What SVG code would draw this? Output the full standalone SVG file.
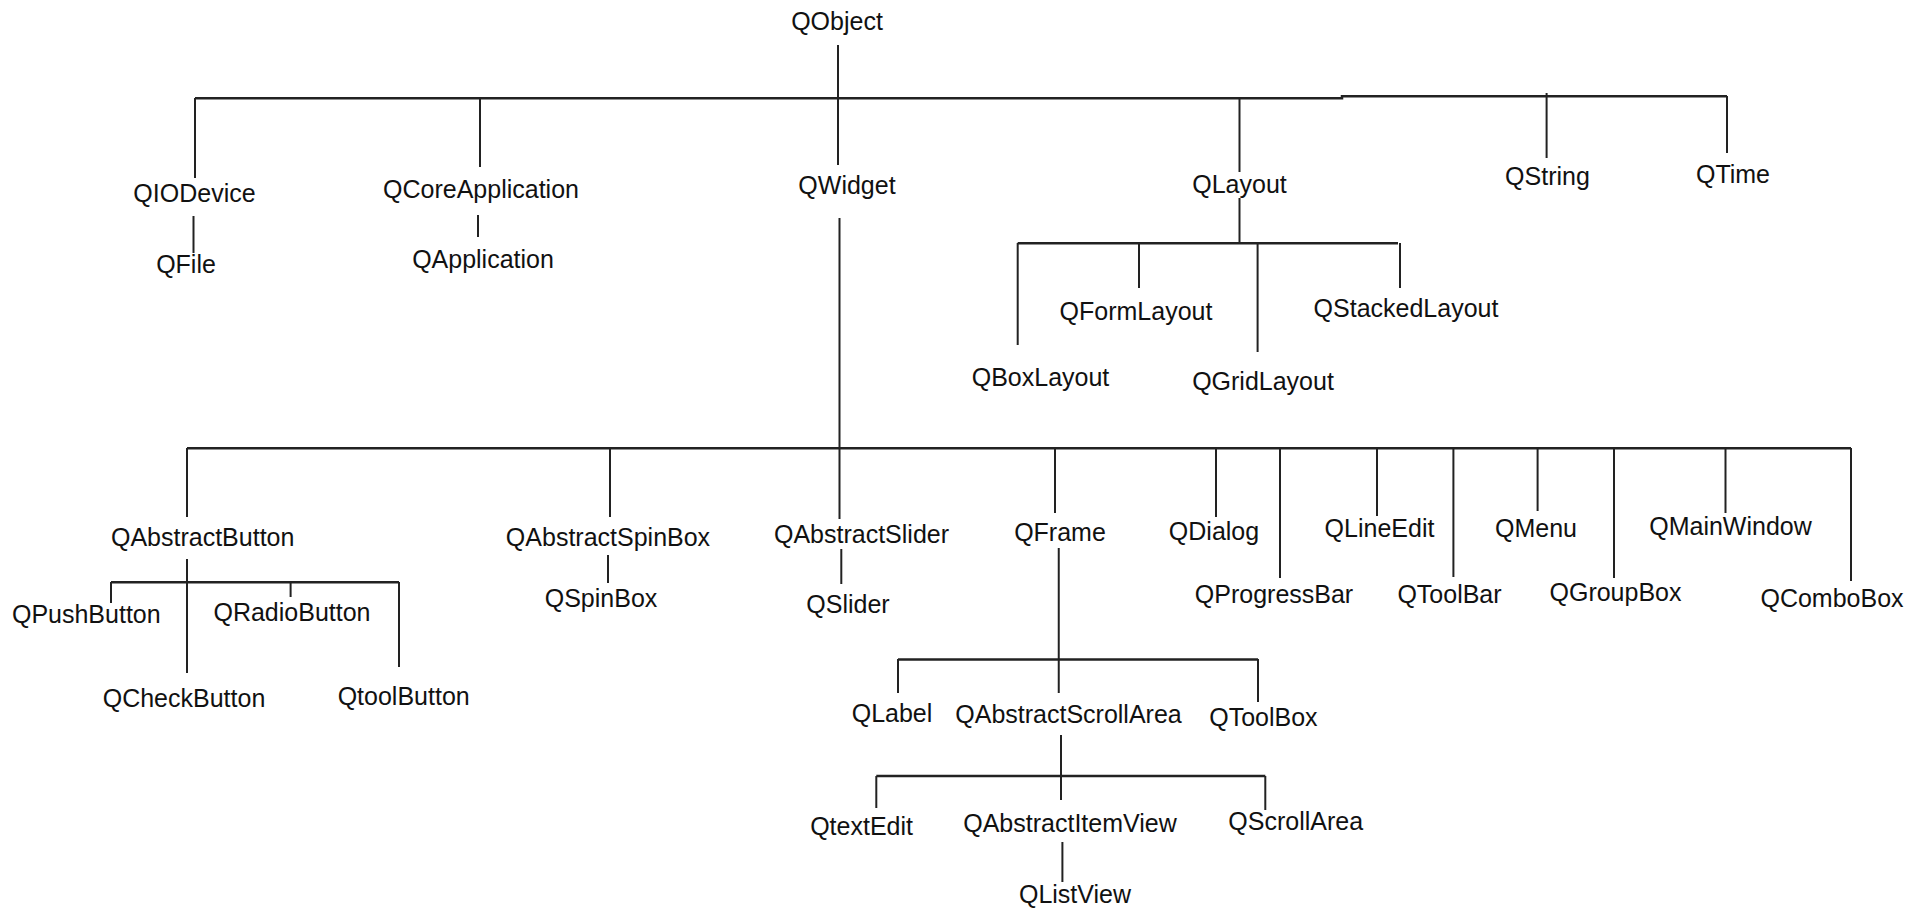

--

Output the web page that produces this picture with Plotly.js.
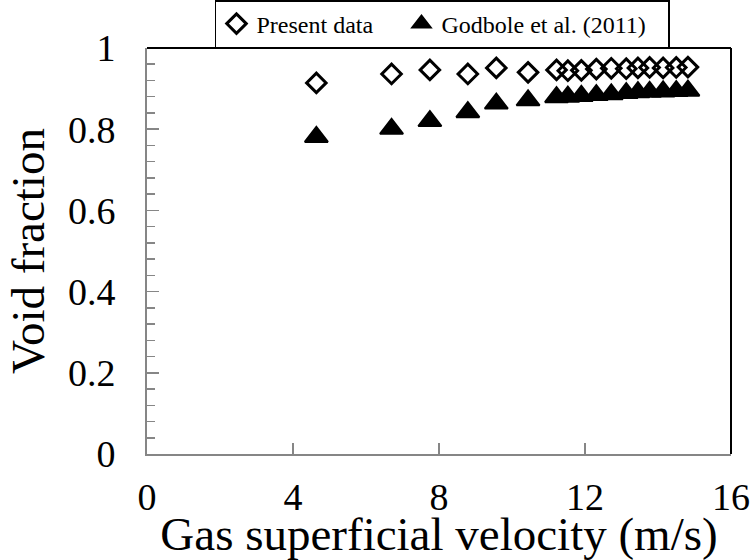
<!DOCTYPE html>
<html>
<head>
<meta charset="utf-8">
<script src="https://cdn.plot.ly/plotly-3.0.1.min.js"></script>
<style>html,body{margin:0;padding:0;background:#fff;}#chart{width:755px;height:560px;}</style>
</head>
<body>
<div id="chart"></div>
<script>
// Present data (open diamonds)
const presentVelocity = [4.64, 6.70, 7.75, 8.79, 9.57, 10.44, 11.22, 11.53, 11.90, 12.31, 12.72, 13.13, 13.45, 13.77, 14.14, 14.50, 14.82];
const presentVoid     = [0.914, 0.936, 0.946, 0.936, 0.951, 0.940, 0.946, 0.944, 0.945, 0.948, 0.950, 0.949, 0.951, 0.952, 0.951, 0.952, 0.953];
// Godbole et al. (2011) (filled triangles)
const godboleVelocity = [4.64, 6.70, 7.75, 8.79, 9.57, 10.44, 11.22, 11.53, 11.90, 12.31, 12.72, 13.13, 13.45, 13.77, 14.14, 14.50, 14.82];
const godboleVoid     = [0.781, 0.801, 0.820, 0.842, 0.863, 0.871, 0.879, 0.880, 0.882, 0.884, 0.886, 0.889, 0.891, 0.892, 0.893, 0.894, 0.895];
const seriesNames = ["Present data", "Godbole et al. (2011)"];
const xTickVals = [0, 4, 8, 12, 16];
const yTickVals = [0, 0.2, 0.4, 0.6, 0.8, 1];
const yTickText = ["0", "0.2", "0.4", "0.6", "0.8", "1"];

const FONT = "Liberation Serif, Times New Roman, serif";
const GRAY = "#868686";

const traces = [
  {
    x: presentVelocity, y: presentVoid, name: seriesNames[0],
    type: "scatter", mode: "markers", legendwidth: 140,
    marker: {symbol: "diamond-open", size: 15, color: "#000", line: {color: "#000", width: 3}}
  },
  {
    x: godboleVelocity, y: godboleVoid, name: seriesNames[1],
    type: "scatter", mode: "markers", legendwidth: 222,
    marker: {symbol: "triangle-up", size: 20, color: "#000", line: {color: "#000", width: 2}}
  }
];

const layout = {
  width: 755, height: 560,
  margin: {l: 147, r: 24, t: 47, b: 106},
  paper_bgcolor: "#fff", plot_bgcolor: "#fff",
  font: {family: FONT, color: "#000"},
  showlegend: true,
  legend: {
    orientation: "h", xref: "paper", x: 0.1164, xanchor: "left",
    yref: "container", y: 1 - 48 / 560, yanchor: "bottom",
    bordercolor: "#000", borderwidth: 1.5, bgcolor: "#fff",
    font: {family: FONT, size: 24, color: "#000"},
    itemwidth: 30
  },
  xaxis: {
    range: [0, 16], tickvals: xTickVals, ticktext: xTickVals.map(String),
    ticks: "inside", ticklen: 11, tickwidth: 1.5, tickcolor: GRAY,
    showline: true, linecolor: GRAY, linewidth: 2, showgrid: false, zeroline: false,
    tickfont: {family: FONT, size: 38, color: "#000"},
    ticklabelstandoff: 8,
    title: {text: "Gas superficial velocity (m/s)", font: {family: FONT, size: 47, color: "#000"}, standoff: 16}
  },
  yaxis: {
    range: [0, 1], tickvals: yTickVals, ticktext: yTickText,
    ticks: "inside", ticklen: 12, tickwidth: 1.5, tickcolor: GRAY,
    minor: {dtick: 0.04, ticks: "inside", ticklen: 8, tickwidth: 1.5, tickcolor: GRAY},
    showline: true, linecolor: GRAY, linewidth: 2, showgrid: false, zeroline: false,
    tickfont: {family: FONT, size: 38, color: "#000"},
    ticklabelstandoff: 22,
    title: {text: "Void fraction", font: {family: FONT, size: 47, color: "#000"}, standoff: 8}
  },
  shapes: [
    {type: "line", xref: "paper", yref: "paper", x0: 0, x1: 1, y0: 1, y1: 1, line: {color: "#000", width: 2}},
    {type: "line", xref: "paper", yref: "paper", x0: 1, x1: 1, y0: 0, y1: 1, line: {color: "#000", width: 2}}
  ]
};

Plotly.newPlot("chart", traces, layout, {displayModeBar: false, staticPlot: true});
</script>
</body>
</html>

==

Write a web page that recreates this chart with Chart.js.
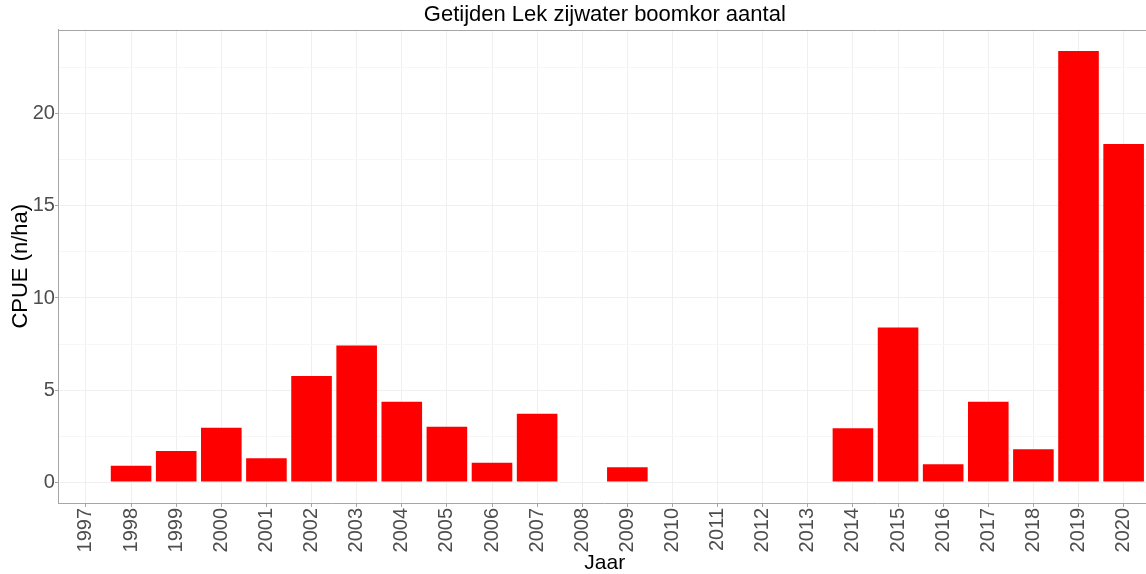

# WRITTEN EXERCISE:
Pull out and copy each line containing the string "chart".

# OUTPUT FOR THIS TASK:
<style>html,body{margin:0;padding:0;background:#fff;}#chart{width:755px;height:560px;}</style>
<div id="chart"></div>
Plotly.newPlot("chart", traces, layout, {displayModeBar: false, staticPlot: true});
Write a web page that recreates this chart with Chart.js.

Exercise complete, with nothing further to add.